A dilapidated Brigantium roundhouse site in Northumberland that was transformed into a centre for village activities has been shortlisted for a major architecture award.
The Royal Institute of British Architects Journal (RIBAJ) has named the Roundhouse at Rochester on the shortlist for its MacEwen Award, which represents “Architecture For The Common Good”.
The development at Rochester was carried out by students from Newcastle University’s School of Architecture, Planning and Landscape, working in partnership with the local community and Kielder Water & Forest Park Development Trust’s Art & Architecture programme.
Students worked closely with the local community to design and construct an open air amphitheatre and contemporary timber pavilion to be used for stargazing, musical performances, and a range of community workshops.
Redeveloping the roundhouse was the latest part of an ongoing collaboration between the School of Architecture and the Development Trust to create public facing architectural commissions and activities. Past work has included constructing a Stargazing Pavilion at Stonehaugh in 2014, and The Warm Room on Kielder’s community campsite in 2015.

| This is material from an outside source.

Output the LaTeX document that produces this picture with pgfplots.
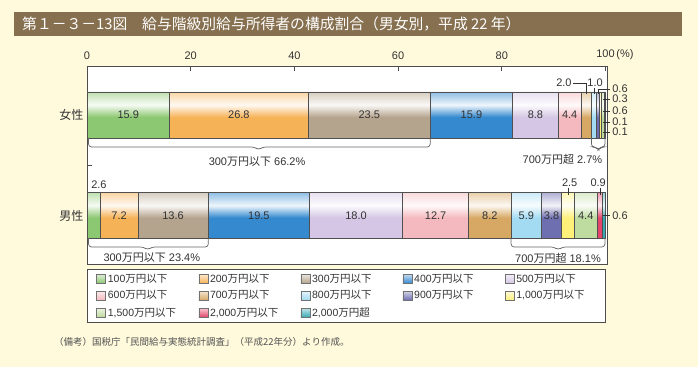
\documentclass[border=0pt]{standalone}
\usepackage{pgfplots}
\pgfplotsset{compat=1.18}
\usepackage{fontspec}
\setmainfont{Liberation Sans}
\newfontfamily\cjk{Noto Sans CJK JP}
\newcommand\J[1]{{\cjk #1}}
\definecolor{bg}{HTML}{FFFADC}
\definecolor{titlebg}{HTML}{86704F}
\definecolor{frame}{HTML}{4D4D4D}
\definecolor{txt}{HTML}{333333}
\definecolor{barline}{HTML}{505050}
\definecolor{c1}{HTML}{8CC771}
\definecolor{c2}{HTML}{F6B257}
\definecolor{c3}{HTML}{B5A48D}
\definecolor{c4}{HTML}{3489CF}
\definecolor{c5}{HTML}{D4C6E4}
\definecolor{c6}{HTML}{F4B9BE}
\definecolor{c7}{HTML}{D7A864}
\definecolor{c8}{HTML}{A3DBF2}
\definecolor{c9}{HTML}{6E6FB0}
\definecolor{c10}{HTML}{FFF07A}
\definecolor{c11}{HTML}{BEDBA0}
\definecolor{c12}{HTML}{E5456B}
\definecolor{c13}{HTML}{37A9B4}
% one shading spanning both bars (male: 25-40.7bp, female: 59.3-75bp)
\newcommand\mksh[1]{\pgfdeclareverticalshading{sh#1}{100bp}{%
 color(0bp)=(c#1); color(25bp)=(c#1); color(32.1bp)=(c#1); color(36.3bp)=(c#1!8!white); color(40.7bp)=(c#1!55!white);
 color(50bp)=(c#1); color(59.3bp)=(c#1); color(66.4bp)=(c#1); color(70.6bp)=(c#1!8!white); color(75bp)=(c#1!55!white); color(100bp)=(c#1!55!white)}}
\mksh{1}\mksh{2}\mksh{3}\mksh{4}\mksh{5}\mksh{6}\mksh{7}\mksh{8}\mksh{9}\mksh{10}\mksh{11}\mksh{12}\mksh{13}
\pgfplotsset{
  seg/.style={shade, shading=sh#1, draw=barline, line width=0.6pt,
    legend image code/.code={\draw[top color=c#1!30!white, bottom color=c#1, draw=frame!80, line width=0.5pt] (0pt,-4.5pt) rectangle (9pt,4.5pt);}},
}
\tikzset{
  lab/.style={font=\fontsize{11}{13}\selectfont, text=txt, inner sep=1pt},
  lead/.style={draw=txt, line width=0.6pt},
  brc/.style={draw=black!60, line width=0.7pt, rounded corners=3pt},
}
\newcommand\annot{%
% in-bar labels
\node[lab] at (axis cs:7.95,149) {15.9};
\node[lab] at (axis cs:29.3,149) {26.8};
\node[lab] at (axis cs:54.45,149) {23.5};
\node[lab] at (axis cs:74.15,149) {15.9};
\node[lab] at (axis cs:86.5,149) {8.8};
\node[lab] at (axis cs:93.1,149) {4.4};
\node[lab] at (axis cs:6.2,48.5) {7.2};
\node[lab] at (axis cs:16.6,48.5) {13.6};
\node[lab] at (axis cs:33.15,48.5) {19.5};
\node[lab] at (axis cs:51.9,48.5) {18.0};
\node[lab] at (axis cs:67.25,48.5) {12.7};
\node[lab] at (axis cs:77.7,48.5) {8.2};
\node[lab] at (axis cs:84.75,48.5) {5.9};
\node[lab] at (axis cs:89.6,48.5) {3.8};
\node[lab] at (axis cs:96.2,48.5) {4.4};
% separator tick on left axis
\draw[frame, line width=0.8pt] (axis cs:0,99) -- ++(5pt,0);
% female leaders
\node[lab, anchor=east] at (axis cs:93.7,181) {2.0};
\draw[lead] (axis cs:93.8,181) -- (axis cs:96.3,181) -- (axis cs:96.3,170);
\node[lab] at (axis cs:98.0,181) {1.0};
\draw[lead] (axis cs:97.8,176) -- (axis cs:97.8,170);
\draw[lead] (axis cs:98.6,170) -- (axis cs:98.6,175) -- (axis cs:100.9,175);
\node[lab, anchor=west] at (axis cs:101.1,175) {0.6};
\draw[lead] (axis cs:99.6,165) -- (axis cs:100.9,165);
\node[lab, anchor=west] at (axis cs:101.1,165) {0.3};
\draw[lead] (axis cs:99.6,153) -- (axis cs:100.9,153);
\node[lab, anchor=west] at (axis cs:101.1,153) {0.6};
\draw[lead] (axis cs:99.6,142) -- (axis cs:100.9,142);
\node[lab, anchor=west] at (axis cs:101.1,142) {0.1};
\draw[lead] (axis cs:99.6,132) -- (axis cs:100.9,132);
\node[lab, anchor=west] at (axis cs:101.1,132) {0.1};
% male leaders
\node[lab, anchor=west] at (axis cs:0.6,79) {2.6};
\node[lab] at (axis cs:93.1,81) {2.5};
\draw[lead] (axis cs:92.75,76) -- (axis cs:92.75,69);
\node[lab] at (axis cs:98.6,81) {0.9};
\draw[lead] (axis cs:99.0,76) -- (axis cs:99.0,69);
\draw[lead] (axis cs:99.6,48.5) -- (axis cs:100.9,48.5);
\node[lab, anchor=west] at (axis cs:101.1,48.5) {0.6};
% braces
\draw[brc] (axis cs:0.3,126) -- (axis cs:0.3,117) -- (axis cs:32.3,117) -- (axis cs:33.1,114) -- (axis cs:33.9,117) -- (axis cs:66.2,117) -- (axis cs:66.2,126);
\node[lab] at (axis cs:32.8,102) {300\J{万円以下} 66.2\%};
\draw[brc] (axis cs:97.3,126) -- (axis cs:97.3,117) -- (axis cs:98.1,117) -- (axis cs:98.65,114) -- (axis cs:99.2,117) -- (axis cs:99.9,117) -- (axis cs:99.9,126);
\node[lab, anchor=east] at (axis cs:99.6,105) {700\J{万円超} 2.7\%};
\draw[brc] (axis cs:0.3,26) -- (axis cs:0.3,17) -- (axis cs:10.9,17) -- (axis cs:11.7,14) -- (axis cs:12.5,17) -- (axis cs:23.4,17) -- (axis cs:23.4,26);
\node[lab] at (axis cs:12.5,6) {300\J{万円以下} 23.4\%};
\draw[brc] (axis cs:81.8,26) -- (axis cs:81.8,17) -- (axis cs:90.1,17) -- (axis cs:90.9,14) -- (axis cs:91.7,17) -- (axis cs:99.9,17) -- (axis cs:99.9,26);
\node[lab] at (axis cs:90.85,6) {700\J{万円超} 18.1\%};
}
\begin{document}
\begin{tikzpicture}[x=1pt,y=1pt]
\fill[bg] (0,0) rectangle (698,367);
\fill[titlebg] (14,331) rectangle (682,355);
\node[anchor=west, text=white, font=\cjk\fontsize{14.8}{16}\selectfont, inner sep=0pt] at (22,343) {第１－３－13図　給与階級別給与所得者の構成割合（男女別，平成 22 年）};
\begin{axis}[
  at={(87pt,103pt)}, anchor=south west,
  scale only axis, width=520pt, height=198pt,
  xmin=0, xmax=100.3, ymin=0, ymax=198,
  clip=false,
  xbar stacked, bar width=46pt,
  axis background/.style={fill=white},
  axis line style={draw=frame, line width=0.8pt},
  xtick={0,20,40,60,80,100},
  xticklabels={0,20,40,60,80,100\rlap{\,(\%)}},
  xtick pos=upper, xticklabel pos=upper,
  ytick={48.5,149}, yticklabels={\J{男性},\J{女性}},
  ytick pos=left,
  tick align=inside, major tick length=5pt,
  tick style={draw=frame, line width=0.8pt},
  ytick style={draw=none},
  /pgf/number format/assume math mode=true,
  tick label style={text=txt, font=\fontsize{11}{13}\selectfont},
  y tick label style={font=\cjk\fontsize{12}{14}\selectfont},
  x tick label style={yshift=3pt},
  legend columns=5,
  legend cell align=left,
  legend style={at={(0,0)}, anchor=north west, yshift=-5pt, draw=frame, line width=0.8pt, fill=white,
    font=\fontsize{10.5}{12}\selectfont, text=txt, inner xsep=9pt, inner ysep=2.5pt, row sep=3pt,
    /tikz/every even column/.append style={column sep=0pt}},
  after end axis/.code={\annot},
]
\addplot[seg=1] coordinates {(15.9,149) (2.6,48.5)};
\addlegendentry{\makebox[88.6pt][l]{100\J{万円以下}}}
\addplot[seg=2] coordinates {(26.8,149) (7.2,48.5)};
\addlegendentry{\makebox[88.6pt][l]{200\J{万円以下}}}
\addplot[seg=3] coordinates {(23.5,149) (13.6,48.5)};
\addlegendentry{\makebox[88.6pt][l]{300\J{万円以下}}}
\addplot[seg=4] coordinates {(15.9,149) (19.5,48.5)};
\addlegendentry{\makebox[88.6pt][l]{400\J{万円以下}}}
\addplot[seg=5] coordinates {(8.8,149) (18.0,48.5)};
\addlegendentry{\makebox[78pt][l]{500\J{万円以下}}}
\addplot[seg=6] coordinates {(4.4,149) (12.7,48.5)};
\addlegendentry{600\J{万円以下}}
\addplot[seg=7] coordinates {(2.0,149) (8.2,48.5)};
\addlegendentry{700\J{万円以下}}
\addplot[seg=8] coordinates {(1.0,149) (5.9,48.5)};
\addlegendentry{800\J{万円以下}}
\addplot[seg=9] coordinates {(0.6,149) (3.8,48.5)};
\addlegendentry{900\J{万円以下}}
\addplot[seg=10] coordinates {(0.3,149) (2.5,48.5)};
\addlegendentry{1,000\J{万円以下}}
\addplot[seg=11] coordinates {(0.6,149) (4.4,48.5)};
\addlegendentry{1,500\J{万円以下}}
\addplot[seg=12] coordinates {(0.1,149) (0.9,48.5)};
\addlegendentry{2,000\J{万円以下}}
\addplot[seg=13] coordinates {(0.1,149) (0.6,48.5)};
\addlegendentry{2,000\J{万円超}}
\end{axis}
\node[anchor=west, text=txt!85, font=\cjk\fontsize{9.5}{11}\selectfont, inner sep=0pt] at (54,25) {（備考）国税庁「民間給与実態統計調査」（平成22年分）より作成。};
\pgfresetboundingbox
\path (0,0) rectangle (698,367);
\end{tikzpicture}
\end{document}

Graham Farmer, Newcastle University’s Director of Architecture said: “It is wonderful that another one of our projects at Kielder is gaining attention through a national architecture award, especially as this one recognizes work carried out for the common good and with social responsibility. The Rochester Roundhouse may be modest in scale but it embodies huge ambition and goodwill on behalf of all those involved. We are competing against multi-million pound projects for this award but the Roundhouse really offers something unique.”
Peter Sharpe, Kielder Art & Architecture curator, said: “This shortlisting is very exciting for everyone involved in the Roundhouse development, including the Kielder Water & Forest Park Development Trust, Newcastle University and the local community. Many hours of planning and hard work went into creating this superb community facility and it is wonderful to see it recognised in this way. A particularly rewarding part of the process was the local community’s proactive role in the development of the design.”
Support from the project came from a range of organisations. The Newcastle University Students' Union (NUSU) Go Volunteer scheme funded the drystone walling training and sessions, students' expenses and use of its people carrier. Alongside students from the UK, volunteers from Malaysia, Oman, the UAE, China, Germany and Canada took part in the project.
Other support from partners included Northumberland National Park Authority funding the sedum roof, money from County Councillor John Riddle through the Member's Local Improvement Scheme for the decking and disabled access ramp, and funding from Northumberland County Council's Community Chest, which covered groundworks, fencing, windows and stargazing equipment. Funding and support also came from Arts Council England, Lord Redesdale, Redefest, and the Sir James Knott Trust.
The winners of the RIBAJ awards will be announced online in the coming weeks. The Roundhouse will compete with a broad spectrum of other developments, including the redevelopment of Hastings pier after a fire and Sheffield Foodhall.